Don’t Introduce Inefficiencies for the Sake of Aesthetics

Policy and process are essential for opening up compliance, enforcement data

Aneesh Chopra and Cass Sunstein posed three questions last month intended to generate ideas on how to more effectively manage public resources and increase corporate accountability. One question asked for existing tools that can help government create a platform to make compliance and enforcement data available and searchable online, and to generate and share this information across the Government – as outlined in the Memorandum on Regulatory Compliance in January 2011.

The answer, however, doesn’t lie solely in technology – policy and process are also critical in making sure the technology – regardless of what tool is selected – works as intended.

Information Sharing Requires Fixed and Shared Identification

Early in my career I was a requirements management subject matter expert providing both strategic and repository management support to large defense proposals and multi-year projects. With my youthful exuberance I had no problem scolding senior systems engineers who wanted to renumber requirements so they were sequential rather than preserving numbers from the previous release. This identifier was the easiest way to track changes from one release to the next: if the number was missing, that requirement was removed; if the number moved somewhere else, it simply was grouped into a different section. If I wasn’t so stubborn many programs would have introduced inefficiencies for the sake of aesthetics.

When I moved into the enterprise architecture world, I was responsible for connecting the system data to the investment data. Not making the decision, simply connecting data points between two distinct systems of record. I was dismayed when I learned that the only reportable “identifier” for the investment was a) not unique and b) allowed to change from year to year. Instead of using a true identifier to simply update my previous import, I needed to use every data evaluation trick I had learned in order to accurately align “my” identifier to the records from the other system.

Now imagine that you don’t have years of experience in data manipulation and analysis. How quickly would you abandon the task?
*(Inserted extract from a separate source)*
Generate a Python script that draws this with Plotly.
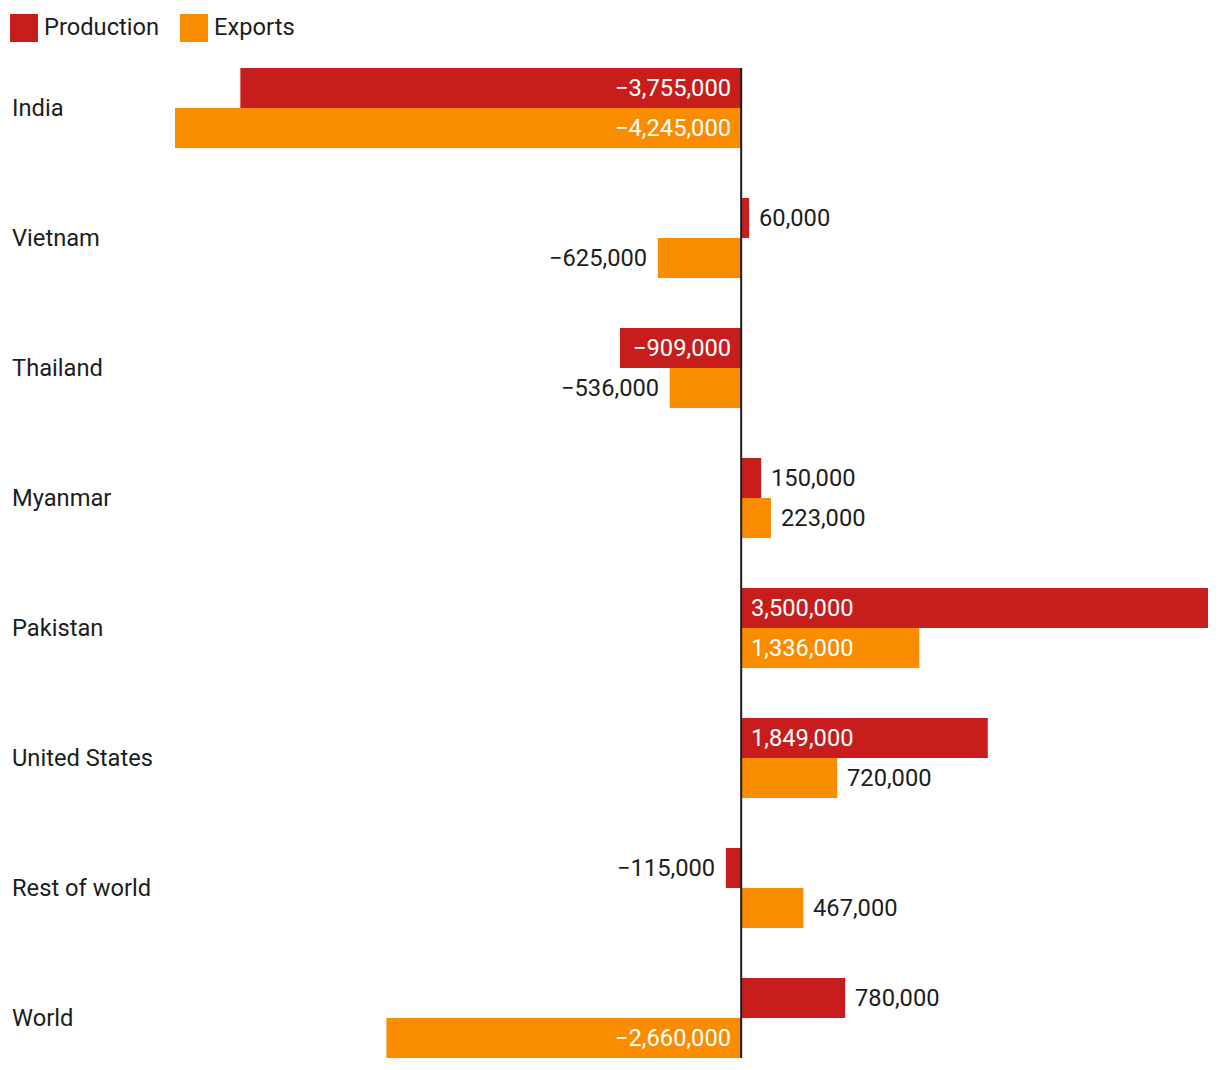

And at what point does the cost of this reuse effort exceed the cost of simply duplicating the data collection or accepting the risk of making a decision without the information? For government to become more data efficient for both their own benefit and to support data transparency in regulatory compliance and enforcement there are several key strategies to be employed.

Adopt a central management of common data

A typical piece of common data involved in monitoring regulatory compliance is the entity being regulated. Rather than have each government system develop and maintain its own naming conventions and identifiers, a single method of identifying and naming common data would be managed, distributed, and updatable as new items emerge.

One group doing this now is Open Corporates, assembling data about corporations around the world. Also investigating this problem is the Securities Industry and Financial Markets Association (SIFMA), publishing a set of Requirements for a Global Legal Entity Identifier (LEI) Solution in May 2011.

Why is this common identification important? So anyone assembling a full picture of compliance by a corporation can do so not just easily, but with a level of confidence in the resulting analysis. For instance: the Federal Railroad Administration identifies safety or other policy violators according to their own numbering system. If someone was interested in evaluating the violator for problems in other enforcement areas, such as the Occupational Safety and Health Administration (OSHA), the process would require a manual resolution of mapping corporate entities between the two datasets. Repeat for any other organization tracking compliance of corporate entities. This lack of common identifier could lead to not identifying a corporate culture that neglects safety, only uncovered when a tragedy strikes.

Engage the public and advocacy groups to assist in developing a publishing solution

Going back to the question that prompted this response: what existing tools can best help the government to create a platform to make compliance and enforcement data available online in a searchable form? I’m sure there are lots of interesting possibilities across government right now, but frankly, tools are not the solution in and of themselves. One could use a posted spreadsheet and achieve the objectives of publishing data in a searchable form. What is truly key is having consistency in the data collection and reporting. When the process is working, the tools can be evaluated and configured to add efficiency the process that already delivers the necessary results.

Cooperatively develop the schema for responding to regulatory compliance requirements

Because there may be cross-agency engagement to enforce regulatory compliance, uniformly tracking the information results in greater efficiencies. This does not necessarily result in a new information system that is shared, but rather could be the adoption of changes to existing systems that accommodate the common schema and make information exchanges simpler.

Right now, Beth Noveck and Jim Hendler are working on ORGPedia, seeking “to plan the legal, policy and technology framework for a data exchange that will facilitate comparison of data across regulatory schemes and public reuse and annotation of that data.” (More here)

Why is this Important?

Examples of safety and other compliance problems are usually only fully identified when the impact is devistating, be it a train collision, mining accident, or financial unraveling of pension funds. Our Government needs to be equipped with as many tools as necessary to be able to better see the big picture of a corporation in order to intervene before citizens are victims of preventable incidents.